Turvey's Australian Connections with World War 1
A former Turvey resident, now living in Australia, had a great-uncle with an interesting First World War history. Michelle Choules, lived in Turvey from 2005 until 2010 and her daughters attended Turvey Pre-School Play Group and Turvey Lower School. Michelle’s great uncle was Claude Choules.
Claude grew up in the delightfully named Wyre Piddle near Pershore in Worcestershire. He joined the Royal Navy in 1915 aged 14. After his training, he went on to serve in ships and while on HMS Revenge he witnessed the surrender of the German fleet at Scapa Flow in the Orkneys at the end of World War 1. The Germans famously scuttled their ships in 1919 after months of uncertainty and lowering morale.
Claude stayed in the navy after World War 1 and in 1926 he transferred to the Royal Australian Navy and became an Australian citizen. He rose to the rank of Chief Petty Officer and served with them, throughout World War 2, until 1956. Claude died in May 2011, aged 110 years, and became the last known male participant of World War 1.
In 2011 Australia purchased the naval landing ship Largs Bay from the British government and renamed her HMAS Choules in recognition of the two nations’ historic close military ties as well as Claude’s lifetime achievements. You can read more about Claude Choules in his autobiography “The Last of the Last” which was published in 2009 by Mainstream.

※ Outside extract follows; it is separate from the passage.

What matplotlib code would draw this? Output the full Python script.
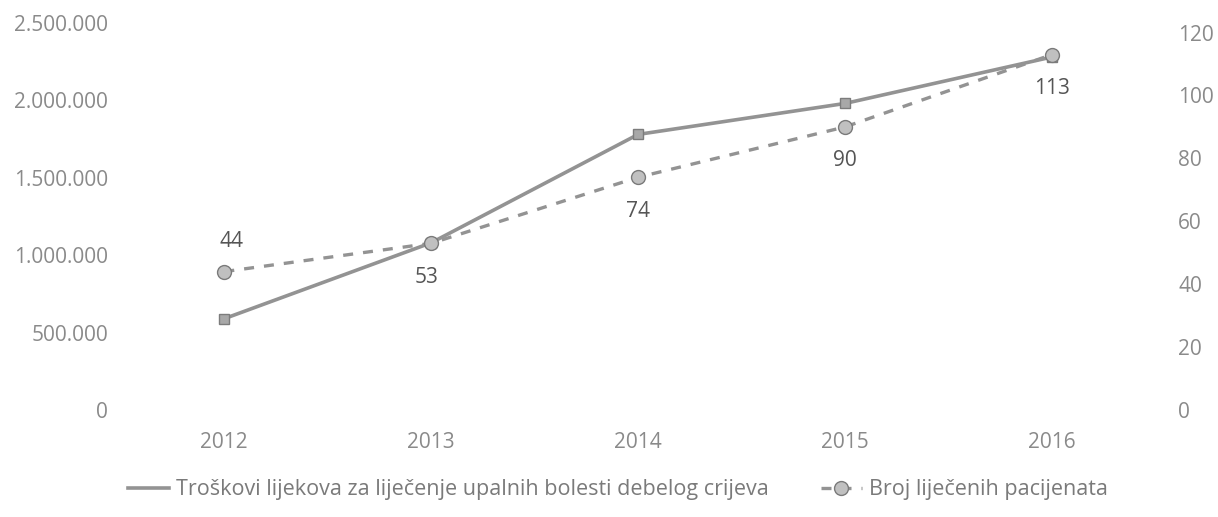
import matplotlib
matplotlib.use("Agg")
import matplotlib.pyplot as plt
from matplotlib.ticker import FuncFormatter
from matplotlib.lines import Line2D

years = ["2012", "2013", "2014", "2015", "2016"]
costs = [590000, 1080000, 1780000, 1980000, 2280000]
patients = [44, 53, 74, 90, 113]
left_ticks = [0, 500000, 1000000, 1500000, 2000000, 2500000]
right_ticks = [0, 20, 40, 60, 80, 100, 120]
cost_label = "Troškovi lijekova za liječenje upalnih bolesti debelog crijeva"
patient_label = "Broj liječenih pacijenata"

plt.rcParams['font.family'] = ['Open Sans', 'DejaVu Sans']

W, H = 1218, 517
fig = plt.figure(figsize=(W / 100, H / 100), dpi=100)
ax = fig.add_axes([125 / W, 1 - 410 / H, (1145 - 125) / W, (410 - 20) / H])
ax2 = ax.twinx()

x = list(range(len(years)))
line_col = "#939393"
text_col = "#8a8a8a"

ax.plot(x, costs, color=line_col, lw=2.6, marker="s", ms=7,
        mfc="#a8a8a8", mec="#7c7c7c", zorder=3)
ax2.plot(x, patients, color=line_col, lw=2.4, ls=(0, (3, 3)), marker="o", ms=10,
         mfc="#c0c0c0", mec="#7a7a7a", zorder=3)

ax.set_ylim(0, 2519000)
ax2.set_ylim(0, 124)
ax.set_xlim(-0.48, 4.45)
ax.set_yticks(left_ticks)
ax2.set_yticks(right_ticks)
ax.yaxis.set_major_formatter(FuncFormatter(lambda v, p: f"{int(v):,}".replace(",", ".")))
ax.set_xticks(x)
ax.set_xticklabels(years)

for a in (ax, ax2):
    for s in a.spines.values():
        s.set_visible(False)
    a.tick_params(length=0, labelsize=15, labelcolor=text_col)
ax.tick_params(axis="y", pad=12)
ax2.tick_params(axis="y", pad=24)
ax.tick_params(axis="x", pad=16)

offsets = [(5, 21.5), (-3, -24.5), (0, -24.5), (0, -24.5), (0, -24.5)]
for xi, v, (dx, dy) in zip(x, patients, offsets):
    ax2.annotate(str(v), (xi, v), xytext=(dx, dy), textcoords="offset points",
                 ha="center", va="center", fontsize=15, color="#555555")

h1 = Line2D([], [], color=line_col, lw=2.6)
h2 = Line2D([], [], color=line_col, lw=2.4, ls=(0, (3, 3)), marker="o", ms=10,
            mfc="#c0c0c0", mec="#7a7a7a")
leg = fig.legend([h1, h2], [cost_label, patient_label], loc="center",
                 bbox_to_anchor=(618 / W, 1 - 490 / H), ncol=2, frameon=False,
                 fontsize=15.5, columnspacing=2.4, handlelength=1.9, handletextpad=0.35)
for t in leg.get_texts():
    t.set_color("#7a7a7a")

fig.savefig("out.png", dpi=100)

Another Australian connection
Percy Clifton, whose name appears on the village war memorial, was actually born Percival Edgar C Hartwell in early 1891. He was the son of John Hartwell and Charlotte Lavinia Clifton (originally from Felmersham). They lived at Rose Cottage, 1 Mill Green. Unfortunately John, who was a domestic groom, had died a few months before Percy was born.
Charlotte re-married one William Arthur Clifton in October 1891, a labourer from Turvey, and Percy took his surname. Percy had five brothers: Eli, Herbert, Thomas, Cyril and William plus one sister Edith and two step-sisters Emily and Florence.

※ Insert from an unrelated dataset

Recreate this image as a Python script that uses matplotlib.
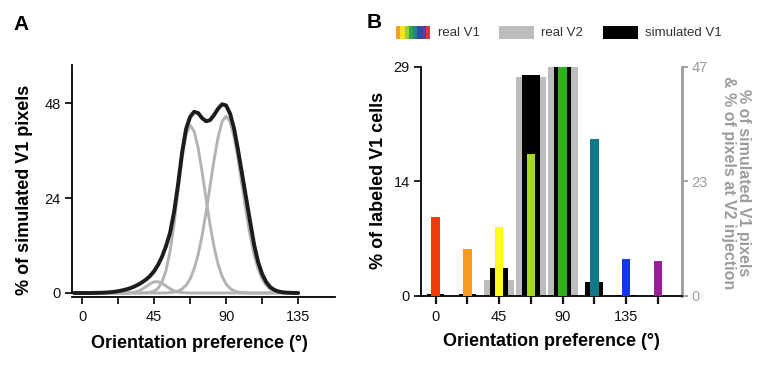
import numpy as np
import matplotlib
matplotlib.use('Agg')
import matplotlib.pyplot as plt
from matplotlib.patches import Rectangle

plt.rcParams['font.family'] = ['Liberation Sans', 'DejaVu Sans']

# ---- panel A: fitted curves, % of simulated V1 pixels, read every 2.5 deg ----
angles_a = np.arange(-5, 135.1, 2.5)
sim_total = [0, 0, 0, 0, 0, 0.02, 0.04, 0.07, 0.12, 0.2,
             0.3, 0.45, 0.65, 0.9, 1.2, 1.6, 2.1, 2.7, 3.4, 4.3,
             5.5, 7.1, 9.2, 11.9, 15.2, 20.5, 27.5, 35.5, 41.5, 44.5,
             45.8, 45.5, 44.2, 43.4, 43.7, 45.0, 46.6, 47.7, 47.4, 45.3,
             41.5, 36.0, 30.0, 24.0, 18.0, 12.2, 7.8, 4.8, 2.8, 1.5,
             0.8, 0.4, 0.2, 0.1, 0.05, 0.02, 0]
fit_45 = [0] * 10 + \
         [0, 0, 0, 0, 0.07, 0.19, 0.46, 0.94, 1.61, 2.32,
          2.81, 2.86, 2.45, 1.76, 1.07, 0.54, 0.23, 0.09, 0.03, 0] + [0] * 27
fit_675 = [0] * 10 + \
          [0, 0, 0, 0, 0, 0, 0, 0.01, 0.05, 0.16,
           0.47, 1.21, 2.79, 5.74, 10.6, 17.4, 25.7, 34.0, 40.1, 42.4,
           40.9, 36.7, 30.6, 23.8, 17.2, 11.6, 7.22, 4.2, 2.27, 1.14,
           0.54, 0.23, 0.1, 0.04, 0, 0, 0, 0, 0, 0] + [0] * 7
fit_90 = [0] * 20 + \
         [0, 0, 0, 0, 0.1, 0.23, 0.5, 1.02, 1.96, 3.56,
          6.05, 9.67, 14.5, 20.5, 27.1, 33.7, 39.4, 43.3, 44.7, 43.3,
          39.4, 33.7, 27.1, 20.5, 14.5, 9.67, 6.05, 3.56, 1.96, 1.02,
          0.5, 0.23, 0.1, 0.04, 0, 0, 0]

# ---- panel B: orientation histograms ----
orientations = [0, 22.5, 45, 67.5, 90, 112.5, 135, 157.5]
real_v1 = [10.0, 5.9, 8.7, 17.9, 29.0, 19.9, 4.7, 4.4]   # % labeled V1 cells (left axis)
real_v2 = [0, 0, 3.2, 44.8, 47.0, 0, 0, 0]              # % pixels at V2 injection (right axis)
sim_v1 = [0.3, 0.4, 5.6, 45.2, 47.0, 2.9, 0.2, 0]       # % simulated V1 pixels (right axis)
v1_colors = ['#f03c0c', '#f99a1c', '#ffff10', '#a6d81e',
             '#2db31a', '#0d7a88', '#1438e0', '#9a1e9a']
rainbow = ['#f2a02a', '#f4e21c', '#9bcf3a', '#2fa640',
           '#1f8a7a', '#2c4ea8', '#5a3c9c', '#e0343c']

W, H = 780, 366
fig = plt.figure(figsize=(W / 100, H / 100), dpi=100)


def rect(l, t, r, b):
    # pixel box (image coords) -> figure fraction
    return [l / W, 1 - b / H, (r - l) / W, (b - t) / H]


TICK_KW = dict(labelsize=10.5, length=5, width=1.3, pad=3, colors='#111111')
GRAY = '#9c9c9c'

# ---------------- panel A ----------------
ax_a = fig.add_axes(rect(72, 65.5, 335, 293))
for curve in (fit_45, fit_675, fit_90):
    ax_a.plot(angles_a, curve, color='#b3b3b3', lw=2.1, clip_on=False,
              solid_capstyle='round', zorder=2)
ax_a.plot(angles_a, sim_total, color='#1c1c1c', lw=2.8, clip_on=False,
          solid_capstyle='round', zorder=3)
ax_a.set_xlim(-6.25, 158)
ax_a.set_ylim(0, 57.5)
ax_a.spines[['top', 'right']].set_visible(False)
ax_a.spines['bottom'].set_position(('outward', 2.9))
for s in ('left', 'bottom'):
    ax_a.spines[s].set_linewidth(1.3)
ax_a.set_yticks([0, 24, 48])
ax_a.set_xticks([0, 45, 90, 135])
ax_a.set_xticks([22.5, 67.5, 112.5], minor=True)
ax_a.tick_params(axis='both', which='both', **TICK_KW)
ax_a.tick_params(axis='x', which='both', pad=4)
ax_a.set_xlabel('Orientation preference (°)', fontsize=13, fontweight='bold')
ax_a.xaxis.set_label_coords(0.483, -0.185)
ax_a.set_ylabel('% of simulated V1 pixels', fontsize=13, fontweight='bold')
ax_a.yaxis.set_label_coords(-0.148, 0.453)

# ---------------- panel B ----------------
ax_b = fig.add_axes(rect(421, 66.7, 682, 295.7))
ax_b2 = ax_b.twinx()
ax_b2.bar(orientations, real_v2, width=21.3, color='#bdbdbd', zorder=1)
ax_b2.bar(orientations, sim_v1, width=12.5, color='black', zorder=2)
ax_b.bar(orientations, real_v1, width=6, color=v1_colors, zorder=3)
ax_b.set_zorder(ax_b2.get_zorder() + 1)
ax_b.patch.set_visible(False)

ax_b.set_xlim(-10.4, 174.7)
ax_b.set_ylim(0, 29)
ax_b2.set_ylim(0, 47)
ax_b.spines[['top', 'right']].set_visible(False)
ax_b2.spines[['top', 'left', 'bottom']].set_visible(False)
for s in ('left', 'bottom'):
    ax_b.spines[s].set_linewidth(1.3)
ax_b2.spines['right'].set_color(GRAY)
ax_b2.spines['right'].set_linewidth(2)

ax_b.set_yticks([0, 14.5, 29], labels=['0', '14', '29'])
ax_b2.set_yticks([0, 23.5, 47], labels=['0', '23', '47'])
ax_b.set_xticks(orientations, labels=['0', '', '45', '', '90', '', '135', ''])
ax_b.tick_params(axis='both', **TICK_KW)
ax_b.tick_params(axis='x', length=6, width=1.6, pad=4)
ax_b2.tick_params(axis='y', labelsize=10.5, length=4, width=1.3, pad=3,
                  colors=GRAY)

ax_b.set_xlabel('Orientation preference (°)', fontsize=13, fontweight='bold')
ax_b.xaxis.set_label_coords(0.5, -0.163)
ax_b.set_ylabel('% of labeled V1 cells', fontsize=13, fontweight='bold')
ax_b.yaxis.set_label_coords(-0.13, 0.505)
ax_b2.set_ylabel('% of simulated V1 pixels\n& % of pixels at V2 injection',
                 fontsize=11.5, fontweight='bold', color=GRAY, rotation=270,
                 ha='center', va='center', multialignment='center',
                 linespacing=1.05)
ax_b2.yaxis.set_label_coords(1.207, 0.492)

# ---------------- legend for B ----------------
def add_box(x0, x1, color):
    fig.add_artist(Rectangle((x0 / W, 1 - 39 / H), (x1 - x0) / W, 13 / H,
                             transform=fig.transFigure, color=color, lw=0))


step = (430 - 396) / len(rainbow)
for i, c in enumerate(rainbow):
    add_box(396 + i * step, 396 + (i + 1) * step + 0.3, c)
add_box(499, 534, '#bdbdbd')
add_box(603, 638, 'black')
for x, txt in [(438, 'real V1'), (541, 'real V2'), (645, 'simulated V1')]:
    fig.text(x / W, 1 - 32.5 / H, txt, fontsize=9.5, color='#333333', va='center')

# panel letters
fig.text(13 / W, 1 - 30 / H, 'A', fontsize=15, fontweight='bold')
fig.text(367 / W, 1 - 28 / H, 'B', fontsize=15, fontweight='bold')

fig.savefig('out.png', dpi=100)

The census of 1911 lists Percy as single and working as a domestic gardener and still living at Rose Cottage. He emigrated to Australia sometime after 1911 and disembarked at Sydney in the state of New South Wales.

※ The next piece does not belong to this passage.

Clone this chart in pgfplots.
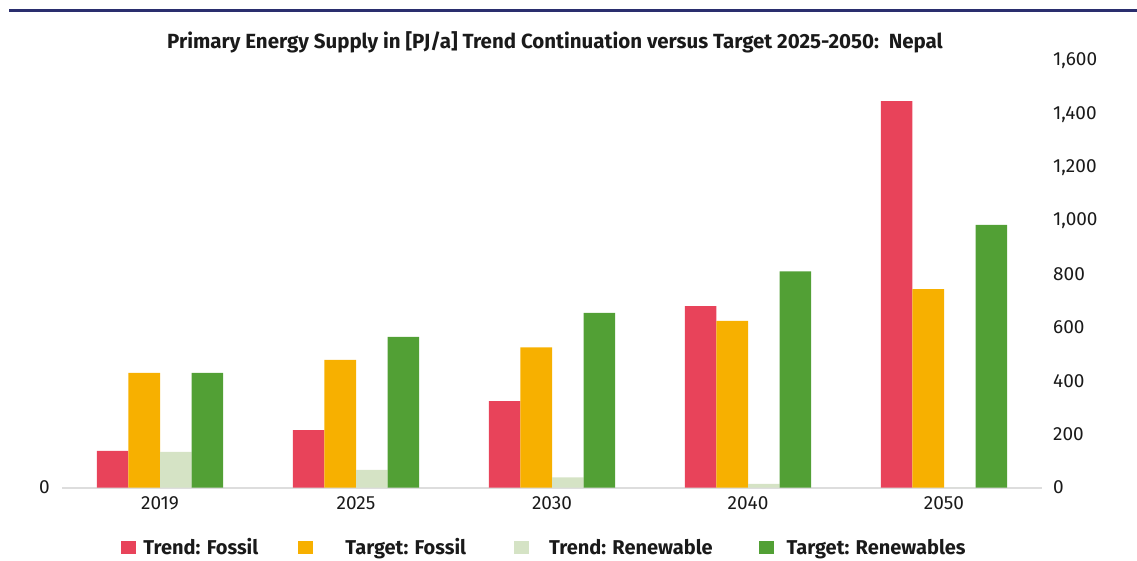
\documentclass[border=0pt]{standalone}
\usepackage{fontspec}
\setmainfont{Fira Sans}
\usepackage{pgfplots}
\pgfplotsset{compat=1.18}
\definecolor{cRed}{HTML}{E8435A}
\definecolor{cOrange}{HTML}{F7B000}
\definecolor{cLight}{HTML}{D5E3C5}
\definecolor{cGreen}{HTML}{52A035}
\definecolor{cNavy}{HTML}{2A2E6E}
\definecolor{cText}{HTML}{1A1A1A}
\definecolor{cBase}{HTML}{DDDDDD}
\begin{document}
\begin{tikzpicture}[x=1pt,y=1pt]
\useasboundingbox (0,0) rectangle (1137,560);
\draw[cNavy, line width=3pt] (9,549) -- (1137,549);
\node[anchor=base, inner sep=0pt, text=cText, font=\bfseries\fontsize{20.5}{24}\selectfont] at (555,511.7) {Primary Energy Supply in [PJ/a] Trend Continuation versus Target 2025-2050:\ \ Nepal};
\begin{axis}[
  at={(62pt,72.5pt)}, anchor=south west,
  scale only axis, width=980pt, height=426.5pt,
  xmin=-0.5, xmax=4.5, ymin=0, ymax=1600,
  ybar=0pt, bar width=31.6pt,
  axis x line*=bottom, axis y line*=right,
  x axis line style={draw=cBase, line width=2pt},
  y axis line style={draw=none},
  major tick length=0pt,
  xtick={0,1,2,3,4},
  xticklabels={2019,2025,2030,2040,2050},
  ytick={0,200,...,1600},
  /pgf/number format/assume math mode=true,
  /pgf/number format/1000 sep={,},
  ticklabel style={text=cText, font=\fontsize{19}{23}\selectfont},
  xticklabel style={anchor=base, inner sep=0pt, yshift=-21.5pt},
  yticklabel style={anchor=west, inner sep=0pt, xshift=11pt},
  every axis plot post/.append style={draw=none,
    legend image code/.code={\fill[##1] (0pt,0pt) rectangle (15pt,13pt);}},
  legend columns=4,
  legend style={draw=none, fill=none, inner sep=0pt, outer sep=0pt,
    at={(0.0602,-0.1595)}, anchor=south west,
    font=\bfseries\fontsize{20}{24}\selectfont, text=cText,
    cells={anchor=base west},
    /tikz/every even column/.append style={column sep=0pt},
    /tikz/every odd column/.append style={column sep=0pt},
    nodes={inner sep=0pt, outer sep=0pt}},
]
\addplot[fill=cRed] coordinates {(0,137) (1,215) (2,324) (3,680) (4,1449)};
\addplot[fill=cOrange] coordinates {(0,430) (1,479) (2,526) (3,625) (4,744)};
\addplot[fill=cLight] coordinates {(0,134) (1,66) (2,38) (3,14) (4,0)};
\addplot[fill=cGreen] coordinates {(0,430) (1,565) (2,655) (3,811) (4,985)};
\legend{\makebox[162.5pt][l]{\strut\hspace{7.5pt}Trend: Fossil},
        \makebox[200.1pt][l]{\strut\hspace{32pt}Target: Fossil},
        \makebox[230.4pt][l]{\strut\hspace{20.6pt}Trend: Renewable},
        \makebox[200pt][l]{\strut\hspace{12.6pt}Target: Renewables}}
\end{axis}
\begin{axis}[
  at={(62pt,72.5pt)}, anchor=south west,
  scale only axis, width=980pt, height=426.5pt,
  xmin=-0.5, xmax=4.5, ymin=0, ymax=1600,
  axis x line=none, axis y line*=left,
  y axis line style={draw=none},
  major tick length=0pt,
  ytick={0},
  /pgf/number format/assume math mode=true,
  yticklabel style={anchor=east, inner sep=0pt, xshift=-12pt, text=cText, font=\fontsize{19}{23}\selectfont},
]
\end{axis}
\end{tikzpicture}
\end{document}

As war broke out in 1914 he volunteered for the army at Cudgewa, Victoria and served in the 4th Battalion, Australian Regiment who were concentrated around the area of Randwick near Sydney. He attained the rank of Lance Corporal.
This battalion, as part of the 1st Brigade, was one of the first Australian units to be deployed overseas in World War 1. They left Sydney on 28th October 1914 on HMT Euripides, calling at Albany, Western Australia before heading to the Middle East. December 1914 found them in Egypt defending the Suez Canal. In April 1915, they took part in the second and third waves of the amphibious landings at Gallipoli in Turkey. This was the British and French plan to secure the sea route to its Russian allies and to capture the Turkish capital Constantinople (now Istanbul) and knock Turkey out of the war. After a stalemate lasting several months, the 4th Battalion took part in the attack on Lone Pine Hill and Percy was killed during that attack on Friday 6th August, aged 24. The allies withdrew in January 1916 but the invasion did contribute to political unrest in Turkey and the eventual end of the Ottoman Empire. Today Lone Pine Cemetery is maintained by the Commonwealth War Graves Commission. Percy is commemorated at Sp. Mem. A.3.